Robust Computation with Subthreshold Leakage Currents

With diminishing VLSI process feature sizes, leakage currents have been increasing exponentially, to a point where leakage power and dynamic power in an IC are roughly equal.Traditional VLSI design approaches see this as a serious problem. However, we see this "problem" as an opportunity. Instead of viewing leakage currents as an attendant evil, we use them exclusively to perform computation. The benefits of doing this are:
* Power consumption is reduced by 100-500X
* Power-delay product is improved by 10-20X.
The downside to this approach are that circuit delays increase by 10-25X. However, this is not a problem for a wide class of portable, wearable and embedded computing applications. Another downside is that subthreshold currents have a strong dependence on process, voltage and junction temperature (PVT) variations.
Without addressing these 3 problems, subthreshold design cannot become a viable mainstream design approach. We have developed a rubust PVT variation tolerant subthreshold design approach employing dynamic body biasing techniques. Using this idea, we fabricated a 0.25um subthreshold design, and I will present post-fabrication results from this effort. I will conclude with a quick summary of the other research efforts that my group is working on.
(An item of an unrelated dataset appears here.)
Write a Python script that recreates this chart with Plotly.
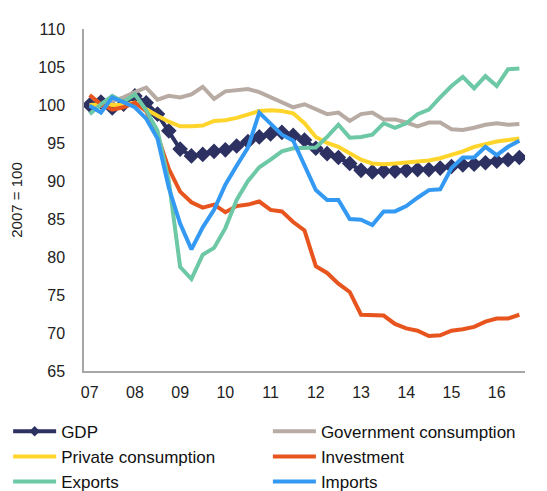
import plotly.graph_objects as go

# Quarterly index, 2007Q1 .. 2016Q3 (2007 = 100)
tick_labels = ["07", "08", "09", "10", "11", "12", "13", "14", "15", "16"]

gdp = [100.0, 100.4, 99.6, 100.1, 101.2, 100.3, 98.8, 96.6, 94.2, 93.3,
       93.5, 93.9, 94.1, 94.6, 95.2, 95.8, 96.2, 96.4, 96.0, 95.4,
       94.3, 93.6, 93.1, 92.3, 91.4, 91.2, 91.3, 91.3, 91.4, 91.5,
       91.5, 91.7, 91.9, 92.1, 92.2, 92.4, 92.6, 92.8, 93.1]

gov = [100.0, 99.9, 100.5, 101.0, 101.7, 102.3, 100.7, 101.2, 101.0, 101.4,
       102.4, 100.8, 101.8, 102.0, 102.1, 101.7, 101.0, 100.3, 99.7, 100.1,
       99.5, 98.8, 99.0, 97.9, 98.8, 99.0, 98.1, 98.1, 97.7, 97.2,
       97.7, 97.7, 96.8, 96.7, 97.0, 97.4, 97.6, 97.4, 97.5]

private = [100.0, 100.1, 100.0, 100.0, 100.3, 99.4, 98.6, 97.8, 97.2, 97.2,
           97.3, 97.9, 98.0, 98.3, 98.7, 99.2, 99.3, 99.2, 98.9, 97.6,
           95.8, 95.0, 94.5, 93.7, 92.8, 92.3, 92.2, 92.3, 92.4, 92.5,
           92.7, 93.0, 93.4, 93.9, 94.5, 94.9, 95.2, 95.4, 95.6]

investment = [101.3, 100.1, 99.4, 99.7, 100.3, 99.2, 96.0, 91.6, 88.6, 87.2,
              86.5, 86.9, 85.9, 86.7, 86.9, 87.3, 86.2, 86.0, 84.6, 83.5,
              78.8, 77.9, 76.5, 75.4, 72.4, 72.3, 72.3, 71.2, 70.6, 70.3,
              69.6, 69.7, 70.3, 70.5, 70.8, 71.5, 71.9, 71.9, 72.4]

exports = [98.8, 100.1, 101.2, 100.4, 101.4, 99.3, 96.6, 90.0, 78.7, 77.1,
           80.3, 81.2, 83.8, 87.5, 90.0, 91.8, 92.8, 93.9, 94.3, 94.3,
           94.4, 95.8, 97.4, 95.7, 95.8, 96.1, 97.6, 97.0, 97.6, 98.8,
           99.4, 101.0, 102.5, 103.7, 102.2, 103.8, 102.5, 104.7, 104.8]

imports = [99.9, 99.0, 101.0, 100.3, 99.7, 98.2, 95.6, 89.1, 84.4, 81.0,
           83.9, 86.2, 89.5, 92.0, 94.4, 99.0, 97.5, 96.1, 95.3, 92.2,
           88.8, 87.5, 87.5, 85.0, 84.9, 84.2, 86.0, 86.0, 86.7, 87.8,
           88.8, 88.9, 91.7, 93.1, 93.1, 94.5, 93.4, 94.5, 95.3]

x = list(range(len(gdp)))
tickvals = [4 * k for k in range(len(tick_labels))]

# name, values, colour, markers, legend column
series = [
    ("GDP", gdp, "#2C3162", True, "legend"),
    ("Government consumption", gov, "#B8ABA3", False, "legend2"),
    ("Private consumption", private, "#FFD52B", False, "legend"),
    ("Investment", investment, "#E8541D", False, "legend2"),
    ("Exports", exports, "#6DC8A6", False, "legend"),
    ("Imports", imports, "#3399F3", False, "legend2"),
]

fig = go.Figure()
for name, vals, color, markers, leg in series:
    if markers:
        fig.add_trace(go.Scatter(
            x=x, y=vals, name=name, mode="lines+markers", showlegend=False,
            line=dict(color=color, width=4),
            marker=dict(symbol="diamond", size=12, color=color),
        ))
        # legend-only entry with a small diamond
        fig.add_trace(go.Scatter(
            x=[None], y=[None], name=name, mode="lines+markers", legend=leg,
            line=dict(color=color, width=4),
            marker=dict(symbol="diamond", size=8, color=color),
        ))
    else:
        fig.add_trace(go.Scatter(
            x=x, y=vals, name=name, mode="lines", legend=leg,
            line=dict(color=color, width=4),
        ))

leg_common = dict(orientation="v", yanchor="top", xanchor="left",
                  font=dict(size=17, color="#111111"), itemwidth=43,
                  bgcolor="rgba(0,0,0,0)", traceorder="normal",
                  tracegroupgap=0)

fig.update_layout(
    width=547, height=491,
    margin=dict(l=76, r=30, t=21, b=128, autoexpand=False),
    paper_bgcolor="white", plot_bgcolor="white",
    font=dict(family="Liberation Sans, Arial, sans-serif", size=16, color="#222222"),
    showlegend=True,
    legend=dict(x=-0.172, y=-0.125, **leg_common),
    legend2=dict(x=0.417, y=-0.125, **leg_common),
    xaxis=dict(
        range=[-0.5, len(gdp) - 0.5], tickmode="array", tickvals=tickvals,
        ticktext=tick_labels, showgrid=False, zeroline=False,
        showline=True, linecolor="#A6A6A6", linewidth=1.5,
        ticks="outside", ticklen=6, tickcolor="rgba(0,0,0,0)",
        tickfont=dict(size=16, color="#222222"),
    ),
    yaxis=dict(
        range=[65, 110], dtick=5, showgrid=False, zeroline=False,
        showline=True, linecolor="#A6A6A6", linewidth=1.5,
        ticks="outside", ticklen=14, tickcolor="rgba(0,0,0,0)",
        tickfont=dict(size=16, color="#222222"),
        title=dict(text="2007 = 100", font=dict(size=15, color="#222222"), standoff=12),
    ),
)

fig.write_html("out.html")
Sunil Khatri received his BS. MS and PhD degrees from IIT Kanpur (India), UT Austin and UC Berkeley respectively. He spent 4 years at Motorola Inc., where he was part of the design teams for the MC88110 and PowerPC 603 design teams. He is currently an Assistant Professor at Texas A&M University. He has co-authored over 130 peer-reviewed technical papers, one book, one book chapter and
5 US patents. His research interests include VLSI circuit design (to address power, radiation tolerance, variation tolerance, and crosstalk),VLSI logic synthesis, and hardware acceleration of VLSI CAD algorithms using GPUs and FPGAs.